Aim of the task
Print the listing in its entirety and exactly, leaving out images.

Provided data
--

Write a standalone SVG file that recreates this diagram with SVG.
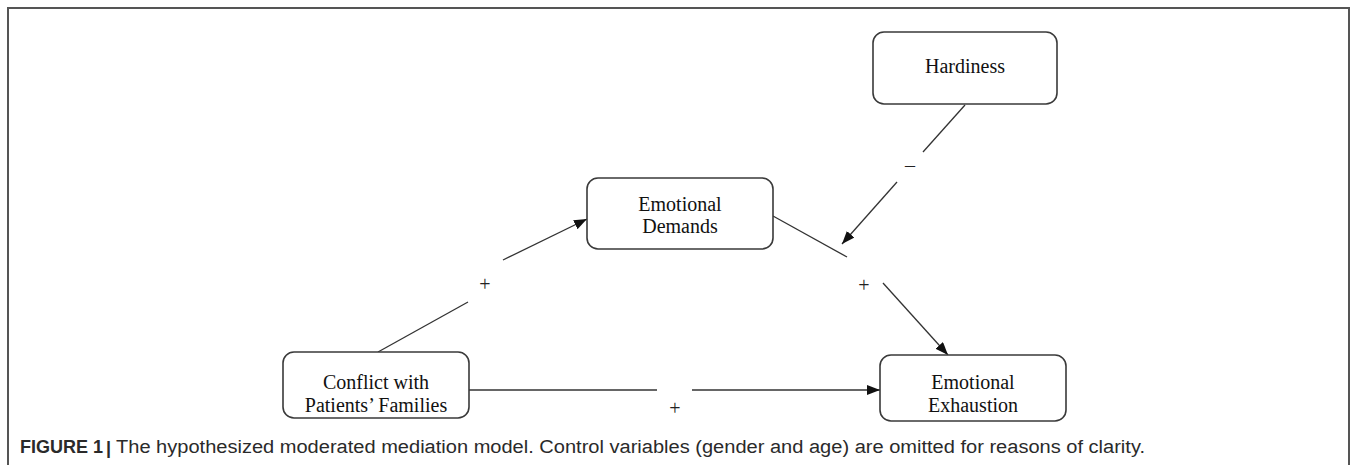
<svg xmlns="http://www.w3.org/2000/svg" width="1357" height="465" viewBox="0 0 1357 465">
<defs>
<marker id="ah" viewBox="0 0 13 10" refX="13" refY="5" markerWidth="13" markerHeight="10" markerUnits="userSpaceOnUse" orient="auto">
<path d="M0,0 L13,5 L0,10 z" fill="#111"/>
</marker>
<style>
.box{fill:#fff;stroke:#3a3a3a;stroke-width:1.6}
.t{font-family:"Liberation Serif","Times New Roman",serif;font-size:20px;fill:#111;text-anchor:middle}
.c{stroke:#333;stroke-width:1.3;fill:none}
.lbl{font-family:"Liberation Serif","Times New Roman",serif;font-size:20px;fill:#222;text-anchor:middle}
.cap{font-family:"Liberation Sans",Arial,sans-serif;font-size:18px;fill:#2a2a2a}
</style>
</defs>
<rect x="0" y="0" width="1357" height="465" fill="#fff"/>
<path d="M8,465 L8,8 L1349,8 L1349,465" fill="none" stroke="#555" stroke-width="2"/>

<g id="connectors">
<line class="c" x1="378" y1="352" x2="468" y2="302"/>
<line class="c" x1="503" y1="260" x2="587" y2="219" marker-end="url(#ah)"/>
<line class="c" x1="773" y1="216" x2="847" y2="257"/>
<line class="c" x1="883" y1="283" x2="948" y2="355" marker-end="url(#ah)"/>
<line class="c" x1="965" y1="105" x2="923" y2="152"/>
<line class="c" x1="897" y1="182" x2="842" y2="244" marker-end="url(#ah)"/>
<line class="c" x1="469" y1="390" x2="657" y2="390"/>
<line class="c" x1="692" y1="390" x2="880" y2="390" marker-end="url(#ah)"/>
<text class="lbl" x="485" y="291">+</text>
<text class="lbl" x="864" y="292">+</text>
<text class="lbl" x="675" y="415">+</text>
<text class="lbl" x="910" y="172">–</text>
</g>

<g id="hardiness">
<rect class="box" x="873" y="32" width="184" height="72" rx="11"/>
<text class="t" x="965" y="73">Hardiness</text>
</g>
<g id="emotional-demands">
<rect class="box" x="587" y="178" width="186" height="71" rx="11"/>
<text class="t" x="680" y="211">Emotional</text>
<text class="t" x="680" y="233">Demands</text>
</g>
<g id="conflict">
<rect class="box" x="283" y="352" width="186" height="66" rx="11"/>
<text class="t" x="376" y="389">Conflict with</text>
<text class="t" x="376" y="412">Patients’ Families</text>
</g>
<g id="emotional-exhaustion">
<rect class="box" x="880" y="355" width="186" height="66" rx="11"/>
<text class="t" x="973" y="389">Emotional</text>
<text class="t" x="973" y="412">Exhaustion</text>
</g>

<g id="caption">
<text class="cap" x="20" y="453" font-size="17" font-weight="bold">FIGURE 1</text>
<text class="cap" x="106" y="454" font-size="19" font-weight="bold">|</text>
<text class="cap" x="116" y="453" textLength="1029" lengthAdjust="spacingAndGlyphs">The hypothesized moderated mediation model. Control variables (gender and age) are omitted for reasons of clarity.</text>
</g>
</svg>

--

Answer to this task
Write a standalone SVG file that recreates this diagram with SVG.
<svg xmlns="http://www.w3.org/2000/svg" width="1357" height="465" viewBox="0 0 1357 465">
<defs>
<marker id="ah" viewBox="0 0 13 10" refX="13" refY="5" markerWidth="13" markerHeight="10" markerUnits="userSpaceOnUse" orient="auto">
<path d="M0,0 L13,5 L0,10 z" fill="#111"/>
</marker>
<style>
.box{fill:#fff;stroke:#3a3a3a;stroke-width:1.6}
.t{font-family:"Liberation Serif","Times New Roman",serif;font-size:20px;fill:#111;text-anchor:middle}
.c{stroke:#333;stroke-width:1.3;fill:none}
.lbl{font-family:"Liberation Serif","Times New Roman",serif;font-size:20px;fill:#222;text-anchor:middle}
.cap{font-family:"Liberation Sans",Arial,sans-serif;font-size:18px;fill:#2a2a2a}
</style>
</defs>
<rect x="0" y="0" width="1357" height="465" fill="#fff"/>
<path d="M8,465 L8,8 L1349,8 L1349,465" fill="none" stroke="#555" stroke-width="2"/>

<g id="connectors">
<line class="c" x1="378" y1="352" x2="468" y2="302"/>
<line class="c" x1="503" y1="260" x2="587" y2="219" marker-end="url(#ah)"/>
<line class="c" x1="773" y1="216" x2="847" y2="257"/>
<line class="c" x1="883" y1="283" x2="948" y2="355" marker-end="url(#ah)"/>
<line class="c" x1="965" y1="105" x2="923" y2="152"/>
<line class="c" x1="897" y1="182" x2="842" y2="244" marker-end="url(#ah)"/>
<line class="c" x1="469" y1="390" x2="657" y2="390"/>
<line class="c" x1="692" y1="390" x2="880" y2="390" marker-end="url(#ah)"/>
<text class="lbl" x="485" y="291">+</text>
<text class="lbl" x="864" y="292">+</text>
<text class="lbl" x="675" y="415">+</text>
<text class="lbl" x="910" y="172">–</text>
</g>

<g id="hardiness">
<rect class="box" x="873" y="32" width="184" height="72" rx="11"/>
<text class="t" x="965" y="73">Hardiness</text>
</g>
<g id="emotional-demands">
<rect class="box" x="587" y="178" width="186" height="71" rx="11"/>
<text class="t" x="680" y="211">Emotional</text>
<text class="t" x="680" y="233">Demands</text>
</g>
<g id="conflict">
<rect class="box" x="283" y="352" width="186" height="66" rx="11"/>
<text class="t" x="376" y="389">Conflict with</text>
<text class="t" x="376" y="412">Patients’ Families</text>
</g>
<g id="emotional-exhaustion">
<rect class="box" x="880" y="355" width="186" height="66" rx="11"/>
<text class="t" x="973" y="389">Emotional</text>
<text class="t" x="973" y="412">Exhaustion</text>
</g>

<g id="caption">
<text class="cap" x="20" y="453" font-size="17" font-weight="bold">FIGURE 1</text>
<text class="cap" x="106" y="454" font-size="19" font-weight="bold">|</text>
<text class="cap" x="116" y="453" textLength="1029" lengthAdjust="spacingAndGlyphs">The hypothesized moderated mediation model. Control variables (gender and age) are omitted for reasons of clarity.</text>
</g>
</svg>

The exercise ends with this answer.